Es característica del siglo XIX una malograda recepción de la técnica. Tal recepción consiste en una serie de enérgicos intentos de saltar por encima de la circunstancia de que, para esta sociedad, la técnica sólo sirve para producir mercancías. Los sansimonianos, pertrechados con su poesía industrial, se encuentran al inicio de esta serie; les sigue el realismo de un Du Camp, que ve directamente en la locomotora lo que será la santa del futuro; la culminación llega con Pfau, quien escribiría lo siguiente: «Es completamente innecesario convertirse en un ángel, pues el ferrocarril es más valioso que lo son las alas más hermosas».
La riqueza y la velocidad son hoy por cierto eso que el mundo admira y que todos desean. Los ferrocarriles, los vapores, el correo y todas las facilidades de la comunicación son lo que ahora busca el mundo culto para cultivarse todavía permaneciendo en la mediocridad... Propiamente, este siglo corresponde a las cabezas capaces, a las personas prácticas que, provistas de cierta destreza, sientan su superioridad sobre los muchos, sin que tengan talento para cumplir lo máximo.
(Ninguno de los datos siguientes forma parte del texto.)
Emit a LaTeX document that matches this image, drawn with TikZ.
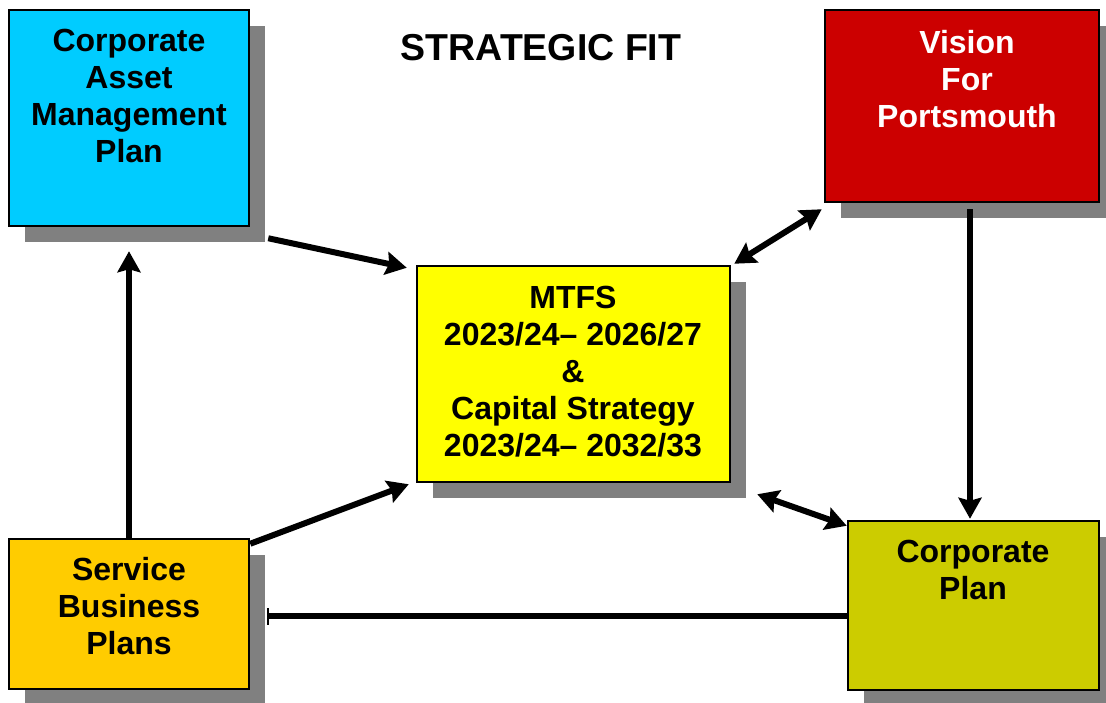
\documentclass[tikz,border=0pt]{standalone}
\usepackage{fontspec}
\setmainfont{Liberation Sans}
\usetikzlibrary{arrows.meta,calc}

\definecolor{campcyan}{HTML}{00CCFF}
\definecolor{visionred}{HTML}{CC0000}
\definecolor{mtfsyellow}{HTML}{FFFF00}
\definecolor{cpolive}{HTML}{CCCC00}
\definecolor{sbporange}{HTML}{FFCC00}
\definecolor{shadowgray}{HTML}{808080}

\begin{document}
\begin{tikzpicture}[x=1pt,y=-1pt,
    box/.style={draw=black,line width=2.5pt,inner sep=0pt,
        preaction={fill=shadowgray,transform canvas={xshift=16pt,yshift=-16pt}}},
    lbl/.style={anchor=north,align=center,inner sep=0pt,
        font=\fontsize{32}{37}\selectfont\bfseries},
    link/.style={line width=6pt,-{Stealth[length=21pt,width=23pt,inset=3pt]}},
    both/.style={line width=6pt,{Stealth[length=21pt,width=23pt,inset=3pt]}-{Stealth[length=21pt,width=23pt,inset=3pt]}}]
    \useasboundingbox[fill=white] (0,0) rectangle (1106,702);

    % boxes
    \node[box,fill=campcyan,minimum width=240pt,minimum height=216pt] (camp) at (129,118) {};
    \node[box,fill=visionred,minimum width=274pt,minimum height=192pt] (vision) at (962,106) {};
    \node[box,fill=mtfsyellow,minimum width=313pt,minimum height=216pt] (mtfs) at (573.5,374) {};
    \node[box,fill=cpolive,minimum width=251pt,minimum height=169pt] (cp) at (973.5,605.5) {};
    \node[box,fill=sbporange,minimum width=240pt,minimum height=150pt] (sbp) at (129,614) {};

    % texts
    \node[lbl,font=\fontsize{37.5}{42}\selectfont\bfseries] (title) at (541,34) {STRATEGIC FIT};
    \node[lbl] (camptext) at (129,29) {Corporate\\Asset\\Management\\Plan};
    \node[lbl,text=white] (visiontext) at (967,30) {Vision\\For\\Portsmouth};
    \node[lbl] (mtfstext) at (573,286) {MTFS\\2023/24-- 2026/27\\\&\\Capital Strategy\\2023/24-- 2032/33};
    \node[lbl] (cptext) at (973,540) {Corporate\\Plan};
    \node[lbl] (sbptext) at (129,557) {Service\\Business\\Plans};

    % connectors
    \draw[link] ($(camp.south east)+(18,11)$) -- ($(mtfs.north west)+(-9,3)$);
    \draw[both] ($(mtfs.north east)+(3,-1)$) -- ($(vision.south west)+(-2,6)$);
    \draw[link] ($(vision.south)+(8,6)$) -- ($(cp.north)+(-3.5,-1)$);
    \draw[link] (sbp.north) -- ($(camp.south)+(0,24)$);
    \draw[link] ($(sbp.north east)+(0,6)$) -- ($(mtfs.south west)+(-7,1)$);
    \draw[both] ($(mtfs.south east)+(26,11)$) -- ($(cp.north west)+(0,6)$);
    \draw[line width=6pt,-{Bar[width=17pt,line width=2pt]}] ($(cp.west)+(0,10.5)$) -- ($(sbp.east)+(17,2)$);
\end{tikzpicture}
\end{document}
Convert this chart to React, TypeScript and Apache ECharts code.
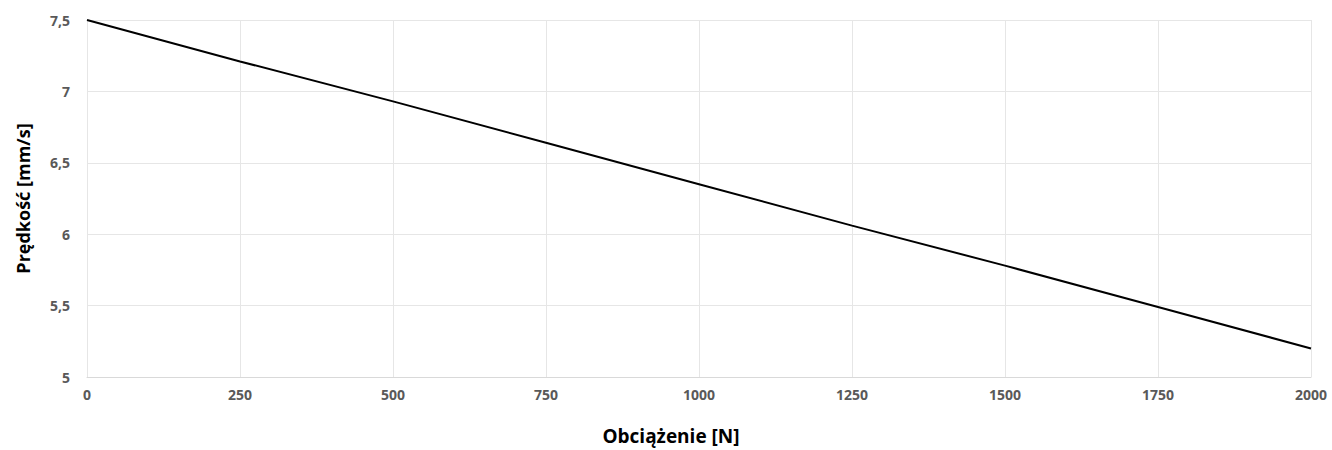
import React, { useEffect, useRef } from "react";
import * as echarts from "echarts";

const loads = [0, 250, 500, 750, 1000, 1250, 1500, 1750, 2000];
const speeds = [7.5, 7.21, 6.93, 6.64, 6.35, 6.06, 5.78, 5.49, 5.2];
const xTitle = "Obciążenie [N]";
const yTitle = "Prędkość [mm/s]";

export default function App() {
  const ref = useRef<HTMLDivElement>(null);
  useEffect(() => {
    document.body.style.margin = "0";
    const chart = echarts.init(ref.current!, null, { renderer: "svg" });
    const labelStyle = {
      color: "#595959",
      fontFamily: "Open Sans",
      fontWeight: "bold" as const,
      fontSize: 14,
    };
    const titleStyle = { color: "#000", fontFamily: "Open Sans", fontWeight: "bold" as const, fontSize: 19 };
    chart.setOption({
      animation: false,
      grid: { left: 87, right: 21, top: 20, bottom: 72 },
      xAxis: {
        type: "value",
        min: 0,
        max: 2000,
        interval: 250,
        name: xTitle,
        nameLocation: "middle",
        nameGap: 49,
        nameTextStyle: { ...titleStyle, padding: [0, 56, 0, 0] },
        axisLine: { show: true, lineStyle: { color: "#d9d9d9" } },
        axisTick: { show: false },
        axisLabel: { ...labelStyle, margin: 10, formatter: (v: number) => String(v) },
        splitLine: { show: true, lineStyle: { color: "#e6e6e6" } },
      },
      yAxis: {
        type: "value",
        min: 5,
        max: 7.5,
        interval: 0.5,
        name: yTitle,
        nameLocation: "middle",
        nameGap: 55,
        nameTextStyle: { ...titleStyle, fontSize: 18 },
        axisLine: { show: false },
        axisTick: { show: false },
        axisLabel: {
          ...labelStyle,
          margin: 17,
          formatter: (v: number) => String(v).replace(".", ","),
        },
        splitLine: { show: true, lineStyle: { color: "#e6e6e6" } },
      },
      series: [
        {
          type: "line",
          data: loads.map((x, i) => [x, speeds[i]]),
          showSymbol: false,
          lineStyle: { color: "#000", width: 2 },
        },
      ],
    });
    return () => chart.dispose();
  }, []);
  return <div ref={ref} style={{ width: 1332, height: 450 }} />;
}
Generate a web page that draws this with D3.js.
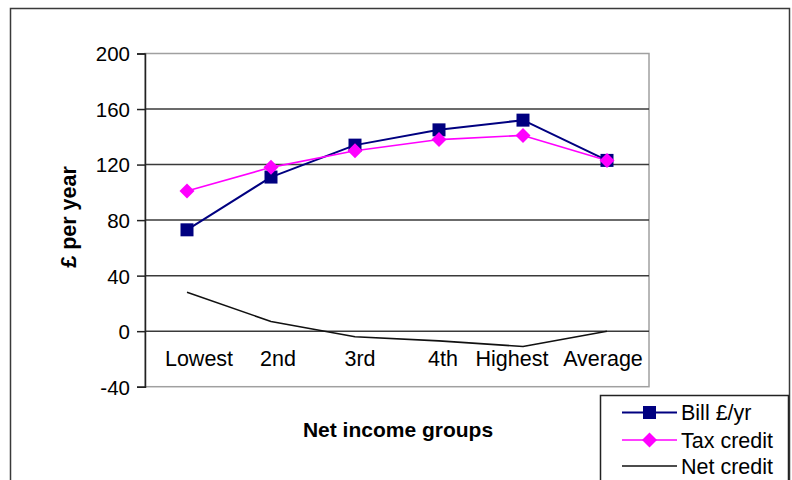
<!DOCTYPE html>
<html>
<head>
<meta charset="utf-8">
<script src="https://cdn.jsdelivr.net/npm/d3@7"></script>
<style>
  html, body { margin: 0; padding: 0; background: #fff; }
  svg { display: block; font-family: "Liberation Sans", Arial, sans-serif; }
</style>
</head>
<body>
<svg id="chart" width="792" height="480"></svg>
<script>
// Income groups along the x axis
const groups = ["Lowest", "2nd", "3rd", "4th", "Highest", "Average"];
// Annual bill, £ per year
const bill = [73, 111, 134, 145, 152, 123];
// Tax credit, £ per year
const taxCredit = [101, 118, 130, 138, 141, 123];
// Net credit (tax credit less bill), £ per year
const netCredit = [28, 7, -4, -7, -11, 0];
// Value axis ticks
const yTicks = [-40, 0, 40, 80, 120, 160, 200];

const svg = d3.select("#chart");

const plot = { left: 145, right: 649, top: 53.5, bottom: 386.7 };

// Horizontal nudges so the wide category labels do not collide
const labelNudge = { "Lowest": 12, "2nd": 7, "3rd": 5, "4th": 4, "Highest": -11, "Average": -4 };

const x = d3.scalePoint()
  .domain(groups)
  .range([plot.left, plot.right])
  .padding(0.5);

const y = d3.scaleLinear()
  .domain([-40, 200])
  .range([plot.bottom, plot.top]);

// Outer chart frame
svg.append("path")
  .attr("d", "M10.5,490 V8.5 H789.5 V490")
  .attr("fill", "none")
  .attr("stroke", "#3a3a3a")
  .attr("stroke-width", 1.5);

// Plot area border (light grey top, right and bottom)
svg.append("rect")
  .attr("x", plot.left)
  .attr("y", y(200))
  .attr("width", plot.right - plot.left)
  .attr("height", y(-40) - y(200))
  .attr("fill", "none")
  .attr("stroke", "#a0a0a0")
  .attr("stroke-width", 1.5);

// Horizontal gridlines
svg.append("g")
  .selectAll("line")
  .data(yTicks.filter(t => t > -40 && t < 200))
  .join("line")
  .attr("x1", plot.left)
  .attr("x2", plot.right)
  .attr("y1", d => y(d))
  .attr("y2", d => y(d))
  .attr("stroke", "#3a3a3a")
  .attr("stroke-width", 1.5);

// Value axis with outward ticks; plain hyphen for negatives
const yAxis = d3.axisLeft(y)
  .tickValues(yTicks)
  .tickSize(8)
  .tickPadding(7)
  .tickFormat(d => String(d));

const gy = svg.append("g")
  .attr("transform", `translate(${plot.left},0)`)
  .call(yAxis);
gy.select(".domain").attr("stroke", "#222").attr("stroke-width", 1.5);
gy.selectAll(".tick line").attr("stroke", "#222").attr("stroke-width", 1.5);
gy.selectAll(".tick text")
  .attr("fill", "#000")
  .style("font-size", "20.5px")
  .attr("dy", "0.36em");

// Category labels sit inside the plot, below the zero line
svg.append("g")
  .selectAll("text")
  .data(groups)
  .join("text")
  .attr("x", d => x(d) + labelNudge[d])
  .attr("y", 366)
  .attr("text-anchor", "middle")
  .attr("fill", "#000")
  .style("font-size", "21.5px")
  .text(d => d);

// Axis titles
svg.append("text")
  .attr("transform", "translate(76,217) rotate(-90)")
  .attr("text-anchor", "middle")
  .attr("fill", "#000")
  .style("font-size", "21.5px")
  .style("font-weight", "bold")
  .text("£ per year");

svg.append("text")
  .attr("x", 398)
  .attr("y", 437)
  .attr("text-anchor", "middle")
  .attr("fill", "#000")
  .style("font-size", "21px")
  .style("font-weight", "bold")
  .text("Net income groups");

// Series
const series = [
  { name: "Bill £/yr", values: bill, color: "#000080", width: 2, marker: "square" },
  { name: "Tax credit", values: taxCredit, color: "#ff00ff", width: 1.6, marker: "diamond" },
  { name: "Net credit", values: netCredit, color: "#111", width: 1.6, marker: null }
];

const line = d3.line()
  .x((d, i) => x(groups[i]))
  .y(d => y(d));

const markerPath = {
  square: d3.symbol().type(d3.symbolSquare).size(169)(),
  diamond: "M0,-7.5 L7.5,0 L0,7.5 L-7.5,0 Z"
};

// Draw net credit first, then bill, then tax credit on top
[series[2], series[0], series[1]].forEach(s => {
  svg.append("path")
    .datum(s.values)
    .attr("d", line)
    .attr("fill", "none")
    .attr("stroke", s.color)
    .attr("stroke-width", s.width)
    .attr("stroke-linejoin", "round");
});
[series[0], series[1]].forEach(s => {
  svg.append("g")
    .selectAll("path")
    .data(s.values)
    .join("path")
    .attr("transform", (d, i) => `translate(${x(groups[i])},${y(d)})`)
    .attr("d", markerPath[s.marker])
    .attr("fill", s.color);
});

// Legend
const legend = svg.append("g");
legend.append("path")
  .attr("d", "M600.5,490 V395.5 H788.5 V490")
  .attr("fill", "#fff")
  .attr("stroke", "#222")
  .attr("stroke-width", 1.5);

const rowY = [412.5, 440, 466];
series.forEach((s, i) => {
  const g = legend.append("g").attr("transform", `translate(0,${rowY[i]})`);
  g.append("line")
    .attr("x1", 622).attr("x2", 677)
    .attr("stroke", s.color)
    .attr("stroke-width", s.width);
  if (s.marker) {
    g.append("path")
      .attr("transform", "translate(649.5,0)")
      .attr("d", markerPath[s.marker])
      .attr("fill", s.color);
  }
  g.append("text")
    .attr("x", 681)
    .attr("dy", "0.36em")
    .attr("fill", "#000")
    .style("font-size", "21.5px")
    .text(s.name);
});
</script>
</body>
</html>
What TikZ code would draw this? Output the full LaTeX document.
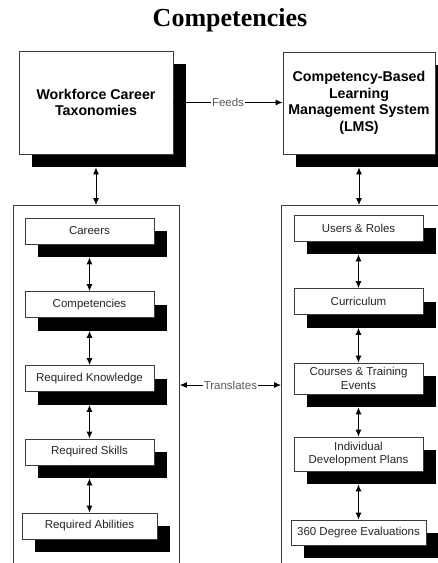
\documentclass[tikz,border=0pt]{standalone}
\usepackage{fontspec}
\setmainfont{Liberation Sans}
\newfontfamily\titlefont{Liberation Serif}
\usepackage{tikz}
\usetikzlibrary{arrows.meta,shadows}
\definecolor{lineclr}{RGB}{60,60,60}
\definecolor{labelclr}{RGB}{90,90,90}

\tikzset{
  shadowbox/.style={draw=lineclr, fill=white, line width=0.8pt, align=center,
    general shadow={fill=black, shadow xshift=13pt, shadow yshift=-13pt}},
  bigbox/.style={shadowbox, font=\fontsize{14.2}{16.5}\selectfont\bfseries},
  itembox/.style={shadowbox, minimum width=129pt, minimum height=26pt,
    inner sep=2pt, text=black!85, font=\fontsize{11.5}{13.5}\selectfont},
  column/.style={draw=lineclr, line width=0.8pt, anchor=north west},
  link/.style={<->, line width=0.9pt},
  flowlabel/.style={fill=white, text=labelclr, inner sep=1pt, font=\fontsize{11.5}{13.5}\selectfont}
}

\begin{document}
\begin{tikzpicture}[x=1pt, y=-1pt, >={Latex[length=7pt,width=6pt]}]
  \useasboundingbox (0,0) rectangle (438,563);
  \clip (0,0) rectangle (438,563);

  % Title
  \node (title) at (230,20) {\titlefont\fontsize{26}{30}\selectfont\bfseries Competencies};

  % Top systems
  \node[bigbox, minimum width=154pt, minimum height=103pt] (wct) at (96,102.5) {Workforce Career\\Taxonomies};
  \node[bigbox, minimum width=152pt, minimum height=102pt] (lms) at (359,103) {Competency-Based\\Learning\\Management System\\(LMS)};

  % Columns
  \node[column, minimum width=166pt, minimum height=380pt] (leftcol) at (13,205) {};
  \node[column, minimum width=170pt, minimum height=380pt] (rightcol) at (281,205) {};

  % Left items
  \node[itembox] (careers) at (89.5,231) {Careers};
  \node[itembox] (comp) at (89.5,304.5) {Competencies};
  \node[itembox] (know) at (89.5,378.5) {Required Knowledge};
  \node[itembox] (skills) at (89.5,452) {Required Skills};
  \node[itembox, minimum width=135pt] (abil) at (89.5,526) {Required Abilities};

  % Right items
  \node[itembox] (users) at (358.5,228) {Users \& Roles};
  \node[itembox] (curr) at (358.5,301.5) {Curriculum};
  \node[itembox, minimum height=31pt] (courses) at (358.5,378.5) {Courses \& Training\\Events};
  \node[itembox, minimum height=34pt] (idp) at (358.5,454) {Individual\\Development Plans};
  \node[itembox, minimum width=135pt, minimum height=25pt] (eval) at (358.5,532.5) {360 Degree Evaluations};

  % Connectors
  \draw[->, line width=0.9pt] (wct.east) -- node[flowlabel] {Feeds} (lms.west |- wct.east);
  \draw[link] ([yshift=-13pt]wct.south) -- (wct.south |- leftcol.north);
  \draw[link] ([yshift=-13pt]lms.south) -- (lms.south |- rightcol.north);

  \foreach \a/\b in {careers/comp, comp/know, know/skills, skills/abil,
                     users/curr, curr/courses, courses/idp, idp/eval}
    \draw[link] ([yshift=-13pt]\a.south) -- (\b.north);

  \coordinate (trans) at (230,385);
  \draw[link] (leftcol.east |- trans) -- node[flowlabel] {Translates} (rightcol.west |- trans);
\end{tikzpicture}
\end{document}
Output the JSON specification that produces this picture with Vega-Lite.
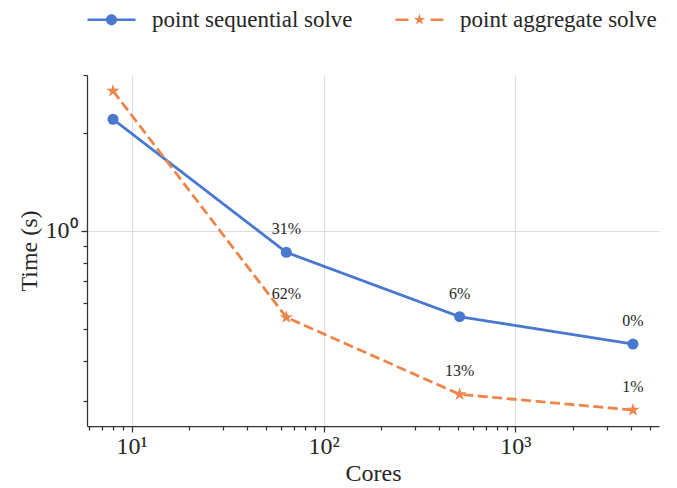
{
  "$schema": "https://vega.github.io/schema/vega-lite/v6.json",
  "width": 572,
  "height": 351,
  "autosize": "none",
  "padding": {"left": 87, "top": 75, "right": 18, "bottom": 62},
  "background": "white",
  "config": {
    "view": {"stroke": null},
    "font": "Liberation Serif",
    "axis": {
      "labelFont": "Liberation Serif",
      "titleFont": "Liberation Serif",
      "labelFontSize": 24,
      "titleFontSize": 24,
      "titleFontWeight": "normal",
      "labelColor": "#262626",
      "titleColor": "#262626",
      "domainColor": "#333333",
      "tickColor": "#333333",
      "gridColor": "#dddddd",
      "gridWidth": 1,
      "domainWidth": 1.25,
      "tickWidth": 1.25
    },
    "legend": {
      "orient": "none",
      "legendX": 13,
      "legendY": -67,
      "direction": "horizontal",
      "columns": 2,
      "title": null,
      "labelFont": "Liberation Serif",
      "labelFontSize": 23,
      "labelColor": "#262626",
      "labelLimit": 500,
      "symbolSize": 100,
      "symbolOpacity": 1,
      "labelOffset": 29,
      "columnPadding": 39,
      "padding": 0
    }
  },
  "data": {
    "values": [
      {"series": "point sequential solve", "cores": 8, "time": 2.201, "label": ""},
      {"series": "point sequential solve", "cores": 64, "time": 0.860, "label": "31%"},
      {"series": "point sequential solve", "cores": 512, "time": 0.5458, "label": "6%"},
      {"series": "point sequential solve", "cores": 4096, "time": 0.450, "label": "0%"},
      {"series": "point aggregate solve", "cores": 8, "time": 2.688, "label": ""},
      {"series": "point aggregate solve", "cores": 64, "time": 0.5435, "label": "62%"},
      {"series": "point aggregate solve", "cores": 512, "time": 0.3155, "label": "13%"},
      {"series": "point aggregate solve", "cores": 4096, "time": 0.2824, "label": "1%"}
    ]
  },
  "layer": [
    {
      "mark": {"type": "line", "strokeWidth": 2.8},
      "encoding": {
        "x": {
          "field": "cores", "type": "quantitative",
          "scale": {"type": "log", "domain": [5.856, 5597], "nice": false},
          "axis": {"orient": "bottom", "values": [6, 7, 8, 9, 20, 30, 40, 50, 60, 70, 80, 90, 200, 300, 400, 500, 600, 700, 800, 900, 2000, 3000, 4000, 5000], "labels": false, "grid": false, "domain": false, "tickSize": 4, "title": null}
        },
        "y": {
          "field": "time", "type": "quantitative",
          "scale": {"type": "log", "domain": [0.2523, 3.008], "nice": false},
          "axis": {"orient": "left", "values": [0.3, 0.4, 0.5, 0.6, 0.7, 0.8, 0.9, 2, 3], "labels": false, "grid": false, "domain": false, "tickSize": 4, "title": null}
        },
        "color": {"field": "series", "type": "nominal", "scale": {"domain": ["point sequential solve", "point aggregate solve"], "range": ["#4878d0", "#ee854a"]}, "legend": null},
        "strokeDash": {"field": "series", "type": "nominal", "scale": {"domain": ["point sequential solve", "point aggregate solve"], "range": [[1, 0], [10, 4.5]]}, "legend": null}
      }
    },
    {
      "transform": [{"filter": "datum.series == 'point sequential solve'"}],
      "mark": {"type": "point", "filled": true, "size": 121, "opacity": 1, "shape": "circle"},
      "encoding": {
        "x": {
          "field": "cores", "type": "quantitative",
          "scale": {"type": "log", "domain": [5.856, 5597], "nice": false},
          "axis": {"orient": "bottom", "values": [10, 100, 1000], "labelExpr": "datum.value == 10 ? '10¹' : datum.value == 100 ? '10²' : '10³'", "grid": true, "tickSize": 6, "title": "Cores", "labelPadding": 2, "titlePadding": 3}
        },
        "y": {
          "field": "time", "type": "quantitative",
          "scale": {"type": "log", "domain": [0.2523, 3.008], "nice": false},
          "axis": {"orient": "left", "values": [1], "labelExpr": "'10⁰'", "grid": true, "tickSize": 6, "title": "Time (s)", "labelPadding": 4, "titlePadding": 4}
        },
        "color": {"field": "series", "type": "nominal", "legend": null}
      }
    },
    {
      "transform": [{"filter": "datum.series == 'point aggregate solve'"}],
      "mark": {"type": "point", "filled": true, "size": 150, "opacity": 1, "shape": "M0,-1.15L0.259,-0.356L1.094,-0.355L0.418,0.136L0.676,0.93L0,0.44L-0.676,0.93L-0.418,0.136L-1.094,-0.355L-0.259,-0.356Z"},
      "encoding": {
        "x": {"field": "cores", "type": "quantitative", "axis": null},
        "y": {"field": "time", "type": "quantitative", "axis": null},
        "color": {"field": "series", "type": "nominal", "legend": null}
      }
    },
    {
      "mark": {"type": "point", "filled": true, "opacity": 0, "size": 100},
      "encoding": {
        "x": {"field": "cores", "type": "quantitative", "axis": null},
        "y": {"field": "time", "type": "quantitative", "axis": null},
        "fill": {"field": "series", "type": "nominal", "scale": {"domain": ["point sequential solve", "point aggregate solve"], "range": ["#4878d0", "#ee854a"]}, "legend": {"symbolOpacity": 1}},
        "shape": {"field": "series", "type": "nominal", "scale": {"domain": ["point sequential solve", "point aggregate solve"], "range": ["M-4.8,-0.25H-1V0.25H-4.8ZM1,-0.25H4.8V0.25H1ZM1.1,0A1.1,1.1,0,1,1,-1.1,0A1.1,1.1,0,1,1,1.1,0Z", "M-4.8,-0.25H-2.2V0.25H-4.8ZM2.2,-0.25H4.8V0.25H2.2ZM0,-1.2L0.27,-0.372L1.141,-0.371L0.436,0.142L0.705,0.971L0,0.459L-0.705,0.971L-0.436,0.142L-1.141,-0.371L-0.27,-0.372Z"]}, "legend": {"symbolOpacity": 1}}
      }
    },
    {
      "mark": {"type": "text", "dy": -23, "fontSize": 16, "font": "Liberation Serif", "color": "#262626", "baseline": "middle"},
      "encoding": {
        "x": {"field": "cores", "type": "quantitative", "axis": null},
        "y": {"field": "time", "type": "quantitative", "axis": null},
        "text": {"field": "label"}
      }
    }
  ],
  "resolve": {
    "scale": {"shape": "independent", "fill": "independent"},
    "axis": {"x": "independent", "y": "independent"}
  }
}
Mantengámonos pues lo más posible en la mentalidad con que vinimos, y así tal vez, con unos pocos, podamos ser los últimos de un tiempo que tardará bastante en regresar.
Carta de J. W. Goethe a K. F. Zelter del 6 de junio de 1825. Cit. en W. Benjamin, Obras IV, 1, p. 94.
Los ferrocarriles [...] imponían, junto a otras muchas cosas imposibles, transformar las relaciones de propiedad [...]. Un burgués, hasta entonces, emprendía una industria o un comercio sólo con su dinero, a lo que, como mucho, se añadía el de un par de amigos o conocidos [...]. Administraba ese capital, y era el verdadero propietario de la fábrica o la empresa de comercio. Pero, al contrario, los ferrocarriles, precisaban tan grandes capitales que no podían verse reunidos en las manos tan sólo de unos pocos. Y por eso gran número de burgueses, cuyo dinero –siempre tan amado– nunca había salido de su vista, tuvieron que confiárselo a unas gentes cuyo nombre apenas conocían [...]. Una vez aportado el capital perdían el control de su gestión, pero, además, tampoco poseían ningún tipo de derecho de propiedad sobre estaciones, vagones, locomotoras.... De ese modo, tenían solamente su derecho a los beneficios; así, en vez de un objeto [...] se les daba [...] una hojita de papel de apariencia insignificante, que representaba la ficción de atesorar una partecita infinitamente pequeña e inasible de una verdadera propiedad positiva, cuyo nombre aparecía impreso en la parte inferior en grandes letras [...]. Esta nueva estructura [...] se encontraba en una tan radical contradicción con las formas normales de confianza que venían practicando los burgueses [...], que la defendieron sólo aquellos [...] que eran sospechosos del intento de querer derribar todo el orden social: los socialistas. Fourier primero, y luego Saint-Simon, celebraron la movilización de la propiedad con las nuevas acciones en papel.
Paul Lafargue. Marx’ historischer Materialismus, «Die neue Zeit», XXII, 1, Stuttgart 1904, p. 831. Cit. en Obra de los Pasajes, U 3 a, 2
Último eco de las ideas originarias del sansimonismo: «Bien podría compararse el celo que hoy despliegan las naciones civilizadas para establecer el ferrocarril con lo que sucedía, hace unos siglos, con la erección de las iglesias [...]. Pues si [...] la palabra religión deriva de la latina religare [...], el ferrocarril poseerá más relación de lo que se cree con el auténtico espíritu religioso. Nunca antes ha existido un instrumento de tamaña potencia [...] para unir a los pueblos».
Michel Chevalier. «Chemins de fer». En Dictionnaire de l’économie polítique, París, 1852, p. 20. Cit. en Obra de los Pasajes, U 15 a, 1
El signo histórico del ferrocarril consiste en que sin duda representa el primer y –hasta la aparición de los grandes vapores transatlánticos–, también último medio de transporte que conforma a las masas. Pues el coche de línea, o el auto o el avión, llevan viajeros en pequeños grupos.